Mira est étonnante, elle parle très naturellement de la sexualité et en même temps, elle l’aborde de manière clinique, intellectualisée, comme une matière scolaire parmi d’autres. C’est surprenant…
ST : J’ai pensé que Mira, qui est cette étudiante première de sa classe, qui planifie tout, voudrait très probablement apprendre la sexualité de la même manière. Qu’elle voudrait prendre des notes, faire des recherches, et qu’elle se voudrait incollable sur le sexe, comme en mathématiques à l’école.
Dans le cinéma indien, souvent, les femmes qui sont sexy sont malveillantes. Ce n’est pas le genre de femmes qu’on épouse. La femme qu’on épouse est discrète, modeste et parfois, la sexy doit devenir modeste pour se rendre épousable. Pour moi, il était très important de créer un personnage qui sache aimer, qui soit forte et sage, mais qui ait aussi une vie sexuelle.
Pour filmer cet éveil sexuel de la jeune fille, comment avez-vous fait pour créer cette confiance, cette complicité ?

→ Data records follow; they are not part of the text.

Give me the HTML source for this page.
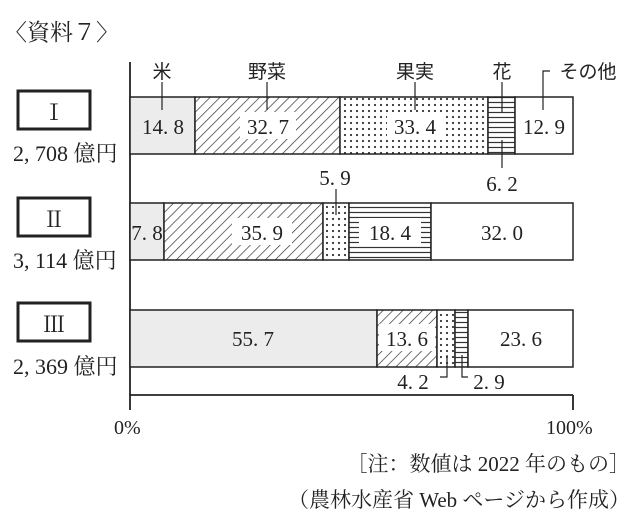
<!DOCTYPE html>
<html><head><meta charset="utf-8"><style>
body{margin:0;background:#fff}
svg{display:block}
text{font-family:"Liberation Serif","Noto Serif CJK SC",serif;fill:#222}
</style></head><body>
<svg width="640" height="528" viewBox="0 0 640 528" xmlns="http://www.w3.org/2000/svg">
<defs>
<pattern id="hatch" width="7" height="7" patternUnits="userSpaceOnUse" patternTransform="rotate(45)">
<rect width="7" height="7" fill="#fff"/><line x1="0" y1="0" x2="0" y2="7" stroke="#333" stroke-width="1.4"/></pattern>
<pattern id="dots" width="6" height="6" patternUnits="userSpaceOnUse">
<rect width="6" height="6" fill="#fff"/><circle cx="3" cy="3" r="1.1" fill="#333"/></pattern>
<pattern id="hl" width="6" height="5" patternUnits="userSpaceOnUse">
<rect width="6" height="5" fill="#fff"/><line x1="0" y1="2.5" x2="6" y2="2.5" stroke="#333" stroke-width="1.2"/></pattern>
</defs>
<text x="4" y="40" font-size="23">〈資料７〉</text>
<g stroke="#222" stroke-width="1.8" fill="none">
<line x1="130" y1="62" x2="130" y2="410"/>
<line x1="130" y1="395" x2="573" y2="395"/>
<line x1="573" y1="395" x2="573" y2="410"/>
</g>
<g stroke="#222" stroke-width="3" fill="#fff">
<rect x="18" y="91" width="72" height="38"/>
<rect x="18" y="198" width="72" height="38"/>
<rect x="18" y="303" width="72" height="38"/>
</g>
<text x="54" y="120" font-size="22" text-anchor="middle">Ⅰ</text>
<text x="54" y="227" font-size="22" text-anchor="middle">Ⅱ</text>
<text x="54" y="332" font-size="22" text-anchor="middle">Ⅲ</text>
<g font-size="22">
<text x="13" y="161">2, 708 億円</text>
<text x="13" y="268">3, 114 億円</text>
<text x="13" y="374">2, 369 億円</text>
</g>
<g stroke="#222" stroke-width="1.5">
<rect x="130" y="97" width="65" height="57" fill="#ececec"/>
<rect x="195" y="97" width="145" height="57" fill="url(#hatch)"/>
<rect x="340" y="97" width="148" height="57" fill="url(#dots)"/>
<rect x="488" y="97" width="27" height="57" fill="url(#hl)"/>
<rect x="515" y="97" width="58" height="57" fill="#fff"/>
<rect x="130" y="203" width="34" height="57" fill="#ececec"/>
<rect x="164" y="203" width="159" height="57" fill="url(#hatch)"/>
<rect x="323" y="203" width="26" height="57" fill="url(#dots)"/>
<rect x="349" y="203" width="82" height="57" fill="url(#hl)"/>
<rect x="431" y="203" width="142" height="57" fill="#fff"/>
<rect x="130" y="310" width="247" height="57" fill="#ececec"/>
<rect x="377" y="310" width="60" height="57" fill="url(#hatch)"/>
<rect x="437" y="310" width="18" height="57" fill="url(#dots)"/>
<rect x="455" y="310" width="13" height="57" fill="url(#hl)"/>
<rect x="468" y="310" width="105" height="57" fill="#fff"/>
</g>
<g fill="#fff">
<rect x="138" y="112" width="52" height="27" fill="#ececec"/>
<rect x="240" y="112" width="56" height="27"/>
<rect x="387" y="112" width="56" height="27"/>
<rect x="232" y="218" width="60" height="27"/>
<rect x="359" y="218" width="62" height="27"/>
<rect x="379" y="324" width="56" height="27"/>
</g>
<g font-size="21" text-anchor="middle">
<text x="163" y="134">14. 8</text>
<text x="268" y="134">32. 7</text>
<text x="415" y="134">33. 4</text>
<text x="544" y="134">12. 9</text>
<text x="147" y="240">7. 8</text>
<text x="262" y="240">35. 9</text>
<text x="390" y="240">18. 4</text>
<text x="502" y="240">32. 0</text>
<text x="253" y="346">55. 7</text>
<text x="407" y="346">13. 6</text>
<text x="521" y="346">23. 6</text>
<text x="335" y="185">5. 9</text>
<text x="502" y="191">6. 2</text>
<text x="413" y="389">4. 2</text>
<text x="489" y="389">2. 9</text>
</g>
<g font-size="19" text-anchor="middle">
<text x="162" y="78" style="font-family:'Noto Sans CJK JP',sans-serif">米</text>
<text x="267" y="78" style="font-family:'Noto Sans CJK JP',sans-serif">野菜</text>
<text x="415" y="78" style="font-family:'Noto Sans CJK JP',sans-serif">果実</text>
<text x="502" y="78" style="font-family:'Noto Sans CJK JP',sans-serif">花</text>
<text x="588" y="78" style="font-family:'Noto Sans CJK JP',sans-serif">その他</text>
</g>
<g stroke="#222" stroke-width="1.2" fill="none">
<line x1="162" y1="82" x2="162" y2="110"/>
<line x1="267" y1="82" x2="267" y2="110"/>
<line x1="415" y1="82" x2="415" y2="110"/>
<line x1="502" y1="82" x2="502" y2="112"/>
<line x1="502" y1="140" x2="502" y2="168"/>
<polyline points="550,71 543,71 543,110"/>
<line x1="336" y1="189" x2="336" y2="215"/>
<polyline points="447,355 447,377 440,377"/>
<polyline points="462,355 462,377 468,377"/>
</g>
<g font-size="20">
<text x="114" y="434">0%</text>
<text x="546" y="434">100%</text>
</g>
<g font-size="21" text-anchor="end">
<text x="630" y="471">［注：数値は 2022 年のもの］</text>
<text x="630" y="507">（農林水産省 Web ページから作成）</text>
</g>
</svg>
</body></html>
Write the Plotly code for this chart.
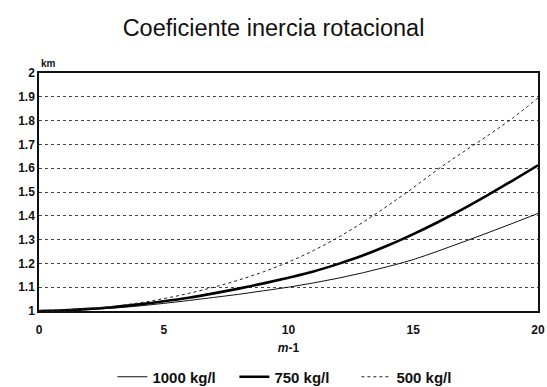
import plotly.graph_objects as go

x_vals = list(range(0, 21))
y_1000 = [1.0, 1.002, 1.006, 1.012, 1.021, 1.032, 1.044, 1.057, 1.07, 1.085, 1.10,
          1.118, 1.138, 1.161, 1.187, 1.216, 1.252, 1.290, 1.329, 1.369, 1.41]
y_750 = [1.0, 1.003, 1.009, 1.017, 1.028, 1.041, 1.056, 1.074, 1.094, 1.116, 1.14,
         1.166, 1.198, 1.234, 1.276, 1.323, 1.374, 1.429, 1.488, 1.549, 1.612]
y_500 = [1.0, 1.004, 1.01, 1.02, 1.034, 1.052, 1.074, 1.10, 1.13, 1.165, 1.206,
         1.254, 1.31, 1.374, 1.444, 1.518, 1.596, 1.668, 1.738, 1.812, 1.895]
series_names = ["1000 kg/l", "750 kg/l", "500 kg/l"]
y_ticks = [1, 1.1, 1.2, 1.3, 1.4, 1.5, 1.6, 1.7, 1.8, 1.9, 2]
y_tick_text = ["1", "1.1", "1.2", "1.3", "1.4", "1.5", "1.6", "1.7", "1.8", "1.9", "2"]
x_ticks = [0, 5, 10, 15, 20]

FONT = "Liberation Sans, Arial, sans-serif"

fig = go.Figure()
fig.add_trace(go.Scatter(x=x_vals, y=y_1000, mode="lines", name=series_names[0],
                         line=dict(color="#111", width=1, shape="spline")))
fig.add_trace(go.Scatter(x=x_vals, y=y_750, mode="lines", name=series_names[1],
                         line=dict(color="#000", width=2.6, shape="spline")))
fig.add_trace(go.Scatter(x=x_vals, y=y_500, mode="lines", name=series_names[2],
                         line=dict(color="#222", width=1, dash="3px,3px", shape="spline")))

fig.update_layout(
    width=547, height=387,
    margin=dict(l=39, r=9, t=73, b=76, autoexpand=False),
    paper_bgcolor="white", plot_bgcolor="white",
    font=dict(family=FONT, color="#111"),
    title=dict(text="Coeficiente inercia rotacional", x=0.5, xref="container",
               xanchor="center", y=1 - 28 / 387, yanchor="middle",
               font=dict(size=23.5, family=FONT, color="#111")),
    showlegend=True,
    legend=dict(orientation="h", x=0.54, xanchor="center", xref="container",
                yref="container", y=1 - 377 / 387, yanchor="middle",
                font=dict(size=15, family=FONT, weight="bold"), itemwidth=30,
                entrywidth=77, entrywidthmode="pixels",
                traceorder="normal", bgcolor="rgba(0,0,0,0)"),
    xaxis=dict(range=[0, 20], tickvals=x_ticks, showgrid=False, zeroline=False,
               showline=True, linecolor="#111", linewidth=1.5, mirror=True,
               ticks="", ticklabelstandoff=7, automargin=False,
               tickfont=dict(size=12, family=FONT, weight="bold"),
               title=dict(text="<i>m</i>-1", font=dict(size=12, family=FONT, weight="bold"),
                          standoff=7)),
    yaxis=dict(range=[1, 2], tickvals=y_ticks, ticktext=y_tick_text, showgrid=True,
               gridcolor="#444", griddash="3px,3px", gridwidth=1, zeroline=False,
               showline=True, linecolor="#111", linewidth=1.5, mirror=True,
               ticks="", automargin=False,
               tickfont=dict(size=12, family=FONT, weight="bold")),
)

fig.add_annotation(text="km", xref="paper", yref="paper", x=0.0, y=1.0,
                   xanchor="left", yanchor="bottom", yshift=2, showarrow=False,
                   font=dict(size=10, family=FONT, weight="bold"))

fig.write_html("out.html")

ST : Il y a beaucoup de personnes dans une équipe de tournage qui peuvent faire leur travail en amont et se préparer à l’écart, par exemple pour les costumes, mais les acteurs doivent faire leur travail en direct, devant vous, à l’instant T. Même quand il ne s’agit pas de scènes intimes, c’est très angoissant. Vous êtes vulnérable, vous êtes sur le plateau, tout le monde vous regarde… Je veux être très protectrice avec mes acteurs. Et pour les scènes intimes, en particulier parce qu’il y avait une jeune fille, je savais que nous avions à anticiper un certain nombre de choses pour la mettre à l’aise. L’une était de travailler en équipe réduite sur le plateau, l’autre de s’organiser pour qu’il n’y ait que des femmes lors du tournage de ces scènes. C’est un point qu’il nous fallait préparer longtemps, parce que les équipes de tournage sont quand même majoritairement masculines, partout dans le monde, et donc en Inde. Il faut du temps pour recruter plus de femmes, le plus de femmes possible, vous pouvez multiplier par deux ou trois le temps passé au recrutement. Et là, nous avons réalisé que dans certains domaines, il était impossible de trouver des femmes à la technique. Il a été impossible de trouver une seule femme éclairagiste.
Alors nous avons mis en place une formation, appelée Undercurrent lab, pour les femmes qui souhaitaient se former à l’éclairage au cinéma. C’était une idée de la coproductrice, comme nous ne pouvions pas trouver de femmes, elle a suggéré qu’on organise une formation, ce qui est tellement merveilleux ! Et complètement angoissant, parce que nous n’avions aucune idée de comment organiser une formation… Nous, nous réalisons des films ! Mais nous l’avons fait, 40 femmes ont postulé, ce qui est vraiment génial, nous en avons formé 9 et l’une d’entre elles était sur le plateau. À chaque fois que nous avions une scène où la sexualité entrait en jeu, nous avions une femme qui pouvait être sur le plateau pour s’occuper de la lumière.
Était-il important que le garçon ait suivi ses études ailleurs ?
ST : Oui. Je pense que oui parce qu’il a plus d’expérience, il a voyagé, il connaît le monde extérieur, et lorsqu’il revient en Inde, qu’il arrive dans cette école, il la voit un peu comme quelque chose de provincial, avec un regard plus étriqué. Il ne se soucie pas autant du jugement des autres, comme les amis de Mira. Et cela permet aussi à Mira d’explorer la sexualité avec lui, parce qu’il n’a pas la même étroitesse d’esprit sur le sujet. La scène avec le télescope est, en ce sens, une illustration du fait qu’il propose un autre regard, une autre perspective.